### Exercise:
Will you write out the data exactly, excluding every picture?
------------------------------
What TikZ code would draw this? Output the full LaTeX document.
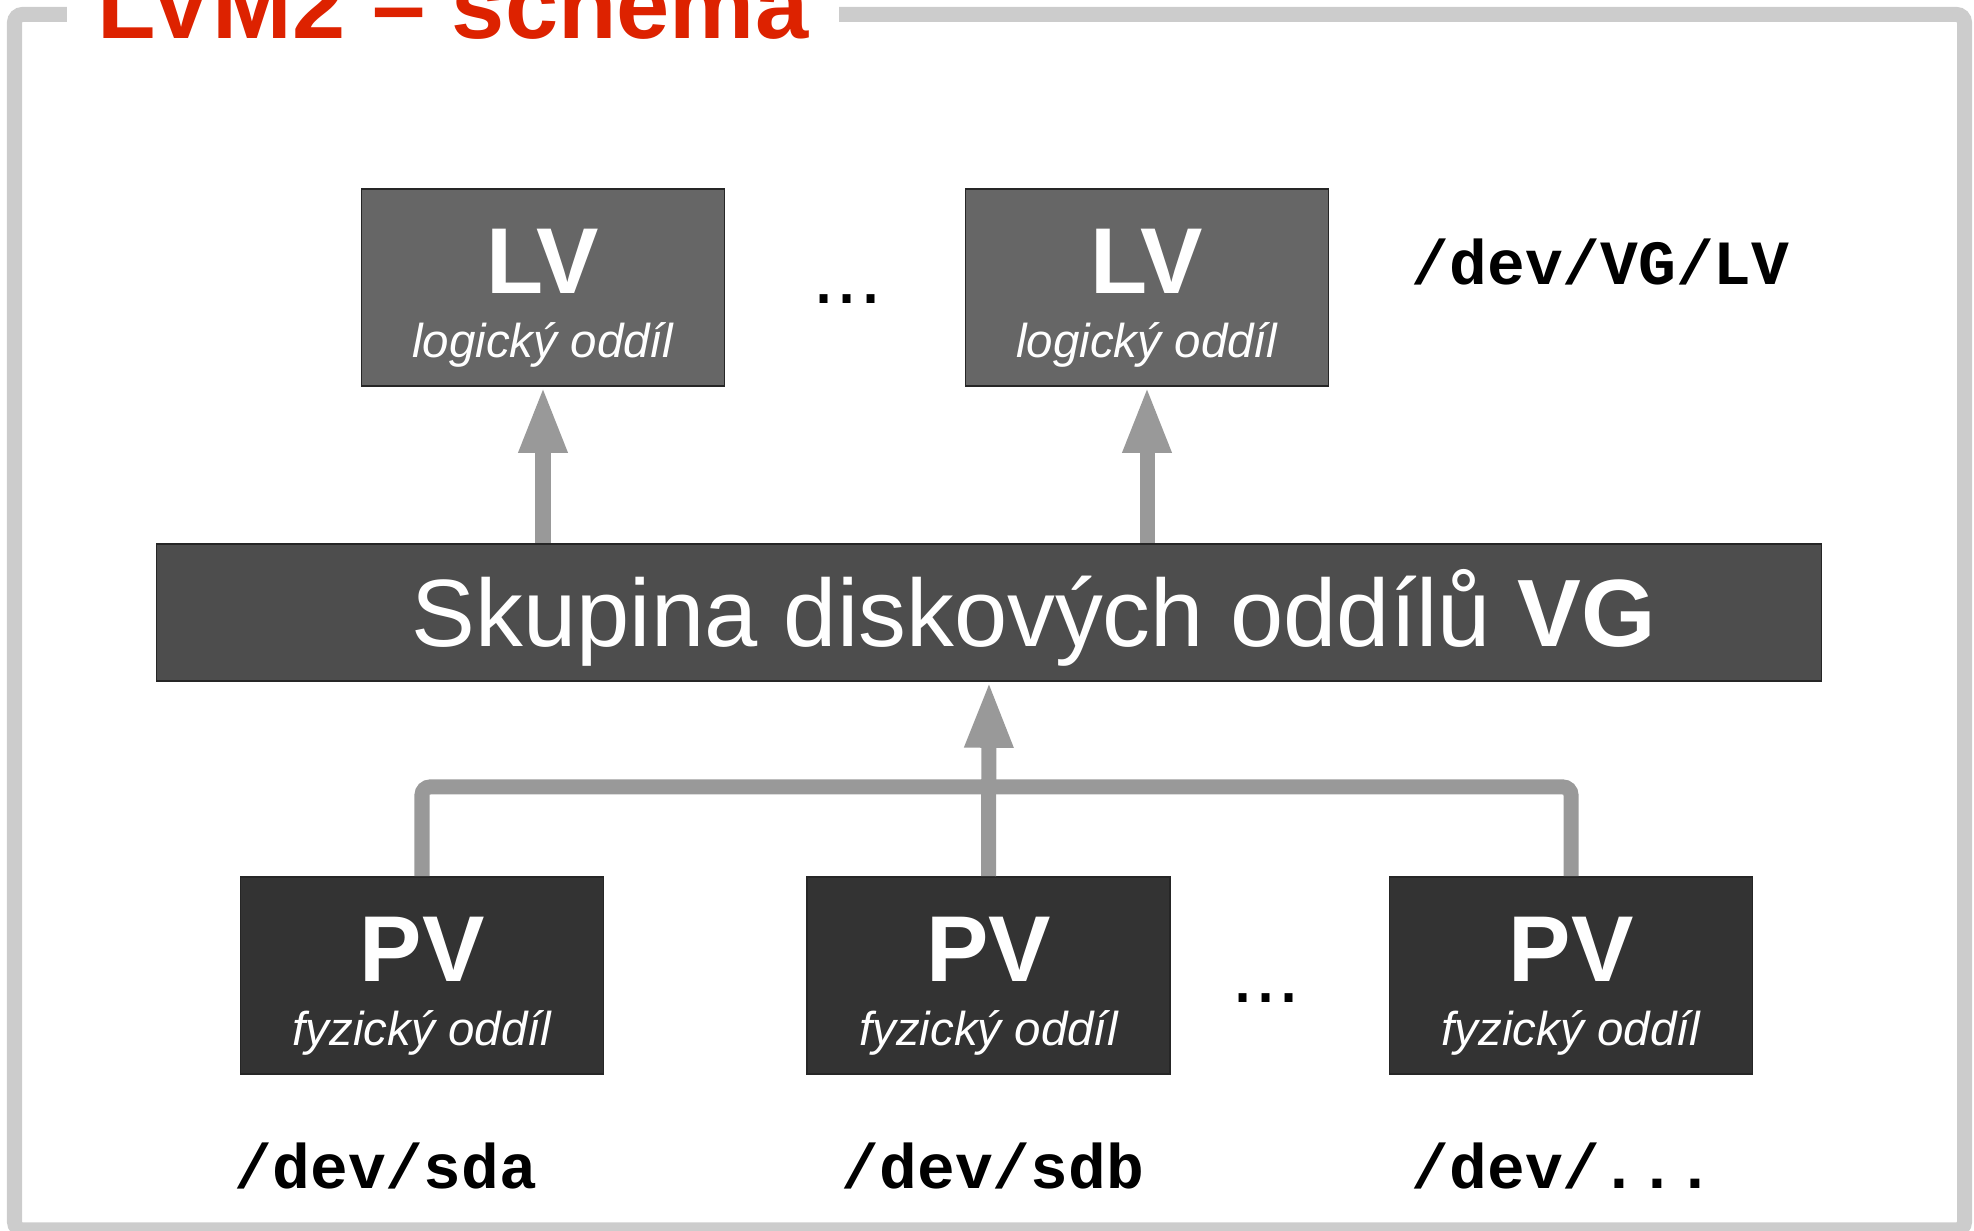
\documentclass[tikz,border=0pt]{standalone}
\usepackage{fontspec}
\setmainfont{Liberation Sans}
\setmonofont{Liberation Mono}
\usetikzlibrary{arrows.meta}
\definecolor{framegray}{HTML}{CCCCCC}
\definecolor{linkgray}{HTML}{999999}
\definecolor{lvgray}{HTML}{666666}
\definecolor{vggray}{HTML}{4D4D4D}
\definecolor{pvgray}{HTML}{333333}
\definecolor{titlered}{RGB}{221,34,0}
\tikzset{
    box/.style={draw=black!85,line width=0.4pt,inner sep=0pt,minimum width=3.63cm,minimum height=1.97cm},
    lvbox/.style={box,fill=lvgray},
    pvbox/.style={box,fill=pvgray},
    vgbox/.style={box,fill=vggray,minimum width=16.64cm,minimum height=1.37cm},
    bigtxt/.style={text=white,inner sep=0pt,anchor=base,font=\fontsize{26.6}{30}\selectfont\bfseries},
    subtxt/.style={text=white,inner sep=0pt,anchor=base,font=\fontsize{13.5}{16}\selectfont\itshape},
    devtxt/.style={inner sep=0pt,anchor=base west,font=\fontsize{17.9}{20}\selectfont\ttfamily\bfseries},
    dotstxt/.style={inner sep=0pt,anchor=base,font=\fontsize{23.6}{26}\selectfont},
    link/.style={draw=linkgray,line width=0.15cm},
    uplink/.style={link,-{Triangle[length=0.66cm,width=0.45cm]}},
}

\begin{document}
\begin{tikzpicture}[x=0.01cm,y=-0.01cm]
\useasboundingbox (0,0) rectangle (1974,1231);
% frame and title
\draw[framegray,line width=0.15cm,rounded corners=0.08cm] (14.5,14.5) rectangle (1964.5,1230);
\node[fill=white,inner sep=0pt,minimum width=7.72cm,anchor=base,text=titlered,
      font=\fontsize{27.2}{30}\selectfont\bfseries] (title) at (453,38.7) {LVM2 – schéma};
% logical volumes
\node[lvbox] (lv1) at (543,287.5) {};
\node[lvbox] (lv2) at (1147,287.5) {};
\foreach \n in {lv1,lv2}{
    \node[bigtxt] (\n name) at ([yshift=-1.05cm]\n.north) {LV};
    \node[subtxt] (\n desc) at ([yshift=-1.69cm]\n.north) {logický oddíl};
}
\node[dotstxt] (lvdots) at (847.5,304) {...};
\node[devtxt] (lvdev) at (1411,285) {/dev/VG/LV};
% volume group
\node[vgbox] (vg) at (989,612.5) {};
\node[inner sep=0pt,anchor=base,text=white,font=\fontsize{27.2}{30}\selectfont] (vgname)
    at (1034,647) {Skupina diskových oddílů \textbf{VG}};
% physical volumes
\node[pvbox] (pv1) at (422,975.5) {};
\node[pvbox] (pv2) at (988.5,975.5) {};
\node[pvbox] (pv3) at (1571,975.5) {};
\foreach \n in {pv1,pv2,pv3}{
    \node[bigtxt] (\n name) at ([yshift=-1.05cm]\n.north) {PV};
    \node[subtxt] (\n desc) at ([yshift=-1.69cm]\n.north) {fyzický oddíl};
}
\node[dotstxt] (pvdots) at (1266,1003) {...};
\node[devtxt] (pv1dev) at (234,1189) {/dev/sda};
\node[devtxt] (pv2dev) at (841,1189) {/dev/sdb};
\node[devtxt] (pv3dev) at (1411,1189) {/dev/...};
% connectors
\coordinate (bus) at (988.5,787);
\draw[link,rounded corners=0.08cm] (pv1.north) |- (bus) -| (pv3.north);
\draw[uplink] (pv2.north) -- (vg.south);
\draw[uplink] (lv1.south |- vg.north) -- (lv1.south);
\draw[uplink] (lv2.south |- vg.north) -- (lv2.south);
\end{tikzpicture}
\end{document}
------------------------------
### Task output:
What TikZ code would draw this? Output the full LaTeX document.
\documentclass[tikz,border=0pt]{standalone}
\usepackage{fontspec}
\setmainfont{Liberation Sans}
\setmonofont{Liberation Mono}
\usetikzlibrary{arrows.meta}
\definecolor{framegray}{HTML}{CCCCCC}
\definecolor{linkgray}{HTML}{999999}
\definecolor{lvgray}{HTML}{666666}
\definecolor{vggray}{HTML}{4D4D4D}
\definecolor{pvgray}{HTML}{333333}
\definecolor{titlered}{RGB}{221,34,0}
\tikzset{
    box/.style={draw=black!85,line width=0.4pt,inner sep=0pt,minimum width=3.63cm,minimum height=1.97cm},
    lvbox/.style={box,fill=lvgray},
    pvbox/.style={box,fill=pvgray},
    vgbox/.style={box,fill=vggray,minimum width=16.64cm,minimum height=1.37cm},
    bigtxt/.style={text=white,inner sep=0pt,anchor=base,font=\fontsize{26.6}{30}\selectfont\bfseries},
    subtxt/.style={text=white,inner sep=0pt,anchor=base,font=\fontsize{13.5}{16}\selectfont\itshape},
    devtxt/.style={inner sep=0pt,anchor=base west,font=\fontsize{17.9}{20}\selectfont\ttfamily\bfseries},
    dotstxt/.style={inner sep=0pt,anchor=base,font=\fontsize{23.6}{26}\selectfont},
    link/.style={draw=linkgray,line width=0.15cm},
    uplink/.style={link,-{Triangle[length=0.66cm,width=0.45cm]}},
}

\begin{document}
\begin{tikzpicture}[x=0.01cm,y=-0.01cm]
\useasboundingbox (0,0) rectangle (1974,1231);
% frame and title
\draw[framegray,line width=0.15cm,rounded corners=0.08cm] (14.5,14.5) rectangle (1964.5,1230);
\node[fill=white,inner sep=0pt,minimum width=7.72cm,anchor=base,text=titlered,
      font=\fontsize{27.2}{30}\selectfont\bfseries] (title) at (453,38.7) {LVM2 – schéma};
% logical volumes
\node[lvbox] (lv1) at (543,287.5) {};
\node[lvbox] (lv2) at (1147,287.5) {};
\foreach \n in {lv1,lv2}{
    \node[bigtxt] (\n name) at ([yshift=-1.05cm]\n.north) {LV};
    \node[subtxt] (\n desc) at ([yshift=-1.69cm]\n.north) {logický oddíl};
}
\node[dotstxt] (lvdots) at (847.5,304) {...};
\node[devtxt] (lvdev) at (1411,285) {/dev/VG/LV};
% volume group
\node[vgbox] (vg) at (989,612.5) {};
\node[inner sep=0pt,anchor=base,text=white,font=\fontsize{27.2}{30}\selectfont] (vgname)
    at (1034,647) {Skupina diskových oddílů \textbf{VG}};
% physical volumes
\node[pvbox] (pv1) at (422,975.5) {};
\node[pvbox] (pv2) at (988.5,975.5) {};
\node[pvbox] (pv3) at (1571,975.5) {};
\foreach \n in {pv1,pv2,pv3}{
    \node[bigtxt] (\n name) at ([yshift=-1.05cm]\n.north) {PV};
    \node[subtxt] (\n desc) at ([yshift=-1.69cm]\n.north) {fyzický oddíl};
}
\node[dotstxt] (pvdots) at (1266,1003) {...};
\node[devtxt] (pv1dev) at (234,1189) {/dev/sda};
\node[devtxt] (pv2dev) at (841,1189) {/dev/sdb};
\node[devtxt] (pv3dev) at (1411,1189) {/dev/...};
% connectors
\coordinate (bus) at (988.5,787);
\draw[link,rounded corners=0.08cm] (pv1.north) |- (bus) -| (pv3.north);
\draw[uplink] (pv2.north) -- (vg.south);
\draw[uplink] (lv1.south |- vg.north) -- (lv1.south);
\draw[uplink] (lv2.south |- vg.north) -- (lv2.south);
\end{tikzpicture}
\end{document}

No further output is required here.